The language of the letter indicates that it is intended merely as a suggestion to parents and not as a directive setting forth express standards with which students are expected to comply.
This Circuit has not previously decided whether or to what extent the principles of Soglin v. Kauffman, 418 F.2d 163 (1969), apply to high schools. Although we do not reach this issue, we note Judge Cummings' observation that "[G]reater flexibility may be permissible in regulations governing high school students than college codes of conduct because of the different characteristics of the educational institutions, the differences in the range of activities subject to discipline, and the age of students,cf. Scoville v. Board of Education, 425 F.2d 10 (7th Cir. 1970) (en banc)." Whitfield v. Simpson (E.D.Ill.), 312 F.Supp. 889 (1970) (dissenting opinion).

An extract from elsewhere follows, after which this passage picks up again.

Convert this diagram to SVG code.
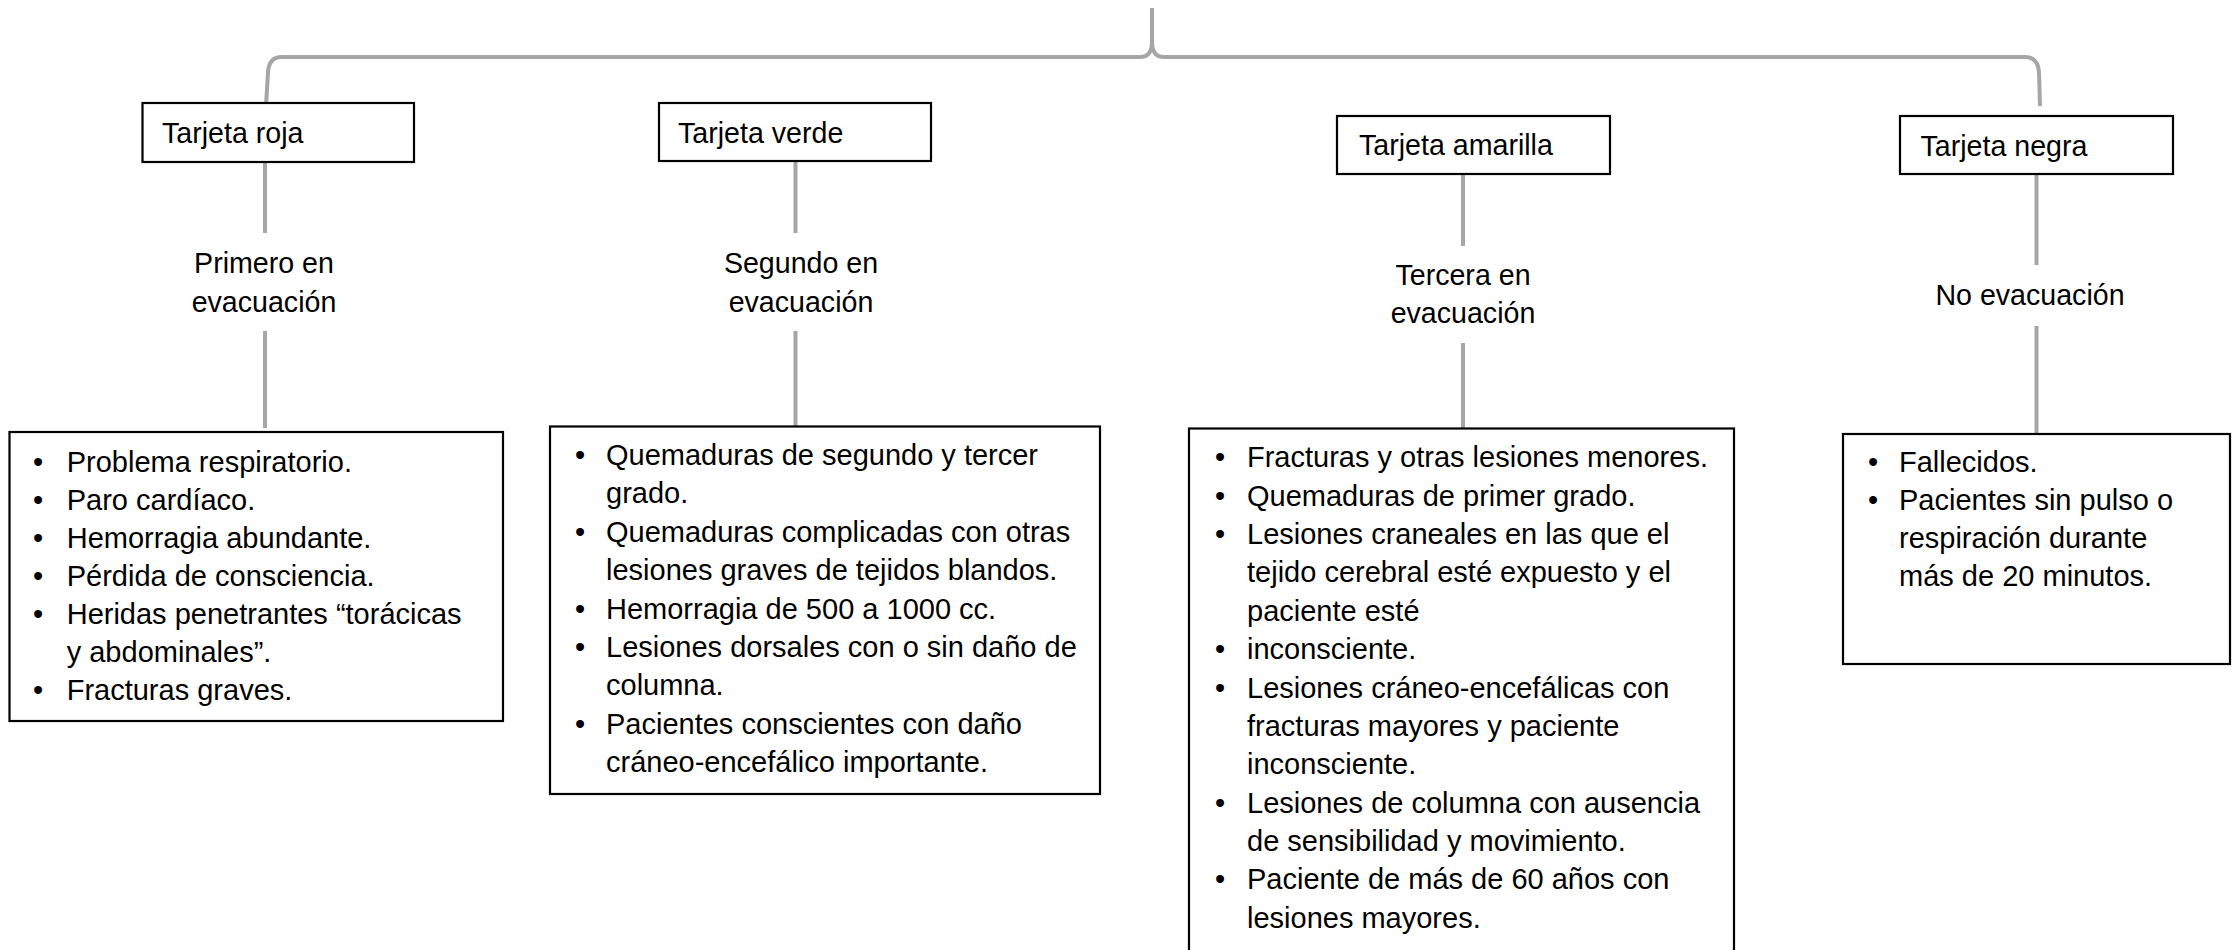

We agree that uncontrolled delegations of power create a substantial risk of arbitrary action which, especially when fundamental rights are involved, may violate due processCf. Niemotko v. Maryland, 340 U.S. 268, 271 S.Ct. 325, 95 L.Ed. 267 (1951); Louisiana v. United States, 380 U.S. 145, 85 S.Ct. 817, 13 L.Ed.2d 709 (1965). As a general rule, however, due process requires court intervention only if a plaintiff's interests cannot be effectively protected short of invalidating the delegation of power, Mann v. Powell, (N.D.Ill. Dec. 30, 1969), 314 F.Supp. 677. We choose not to decide the application of these principles in the present situation.
Plaintiff argues that the holding of Dixon v. Alabama Board of Education, 294 F. 2d 150 (5th Cir.), cert. denied, 368 U.S. 930, 82 S.Ct. 368, 7 L.Ed.2d 193 (1961), is applicable in the instant case. Again we are of the view that the considerations suggested by Judge Cummings in Whitfield v. Simpson, supra n. 3, may permit considerably wider latitude to high schools in fashioning disciplinary procedures
The same or related position has been taken by many other courts. Richards v. Thurston, 304 F.Supp. 449 (D.Mass.), aff'd, 424 F.2d 1281 (1st Cir. 1970); Miller v. Gillis, 315 F.Supp. 94 (N.D.Ill. 1969); Farrell v. Smith, 310 F.Supp. 732 (D.Me.1970); Sims v. Colfax Community School District, 307 F.Supp. 485 (S.D. Iowa 1970); Westley v. Rossi, 305 F. Supp. 706 (D.Minn.1969); Griffin v. Tatum, 300 F.Supp. 60 (M.D.Ala.1969); Zachry v. Brown, 299 F.Supp. 1360 (N.D. Ala.1967). See generally Note, 4 Valpo. L.Rev. 400. Some courts, including the district court in this case, have assumed the existence of a constitutionally protected right but have held that the state has presented sufficient evidentiary justification to infringe plaintiff's right. Ferrell v. Dallas Independent School District, 392 F.2d 697 (5th Cir.), cert. denied, 393 U.S. 856, 89 S.Ct. 98, 21 L.Ed.2d 125 (1968); Davis v. Firment, 269 F.Supp. 524 (E.D.La.1967), aff'd, 408 F.2d 1085 (5th Cir. 1969); Brick v. Board of Education, 305 F.Supp. 1316 (D.Colo.1969). Only the Sixth Circuit in Jackson v. Dorrier, 424 F.2d 213 (1970), appears to reject completely the proposition that students have a constitutionally protected right to wear their hair at any length or in any manner
History contains many examples of regimes which have attacked and silenced their opponents by requiring conformity of hairstyle or dress. Thus, following the Manchus' invasion of China in 1644, in order to consolidate its power over Chinese citizens, the founders of the Ching dynasty "transformed the appearance of the country by compelling the male population to shave the front of the head, and to wear the hair in a queue. Official dress was altered from the Chinese style * * * to the skullcap and Tartar gown with high collar and fastening at the side. In the first year or two after the conquest * * * the opposition to these measures was intense, and thousands of people from all walks of life chose to die rather than adapt the marks of servitude." H. McAleavy, History of Modern China, at 23 (1967). Another example includes official prohibition of beards during the reign of Peter the Great. See Richards v. Thurston,supra 424 F.2d at 1286.
If school officials have tried and failed to control the disruptive students, emergency action against the long-haired student may be justified only by exceptional circumstancesSee generally Brandenburg v. Ohio, 395 U.S. 444, 89 S.Ct. 1827, 23 L.Ed.2d 430 (1969). We need not decide whether temporary suspension or other temporary action rather than expulsion from school would be the appropriate remedy under these circumstances. See Shelton v. Tucker, 364 U.S. 479, 488, 81 S.Ct. 247, 5 L.Ed.2d 231 (1960).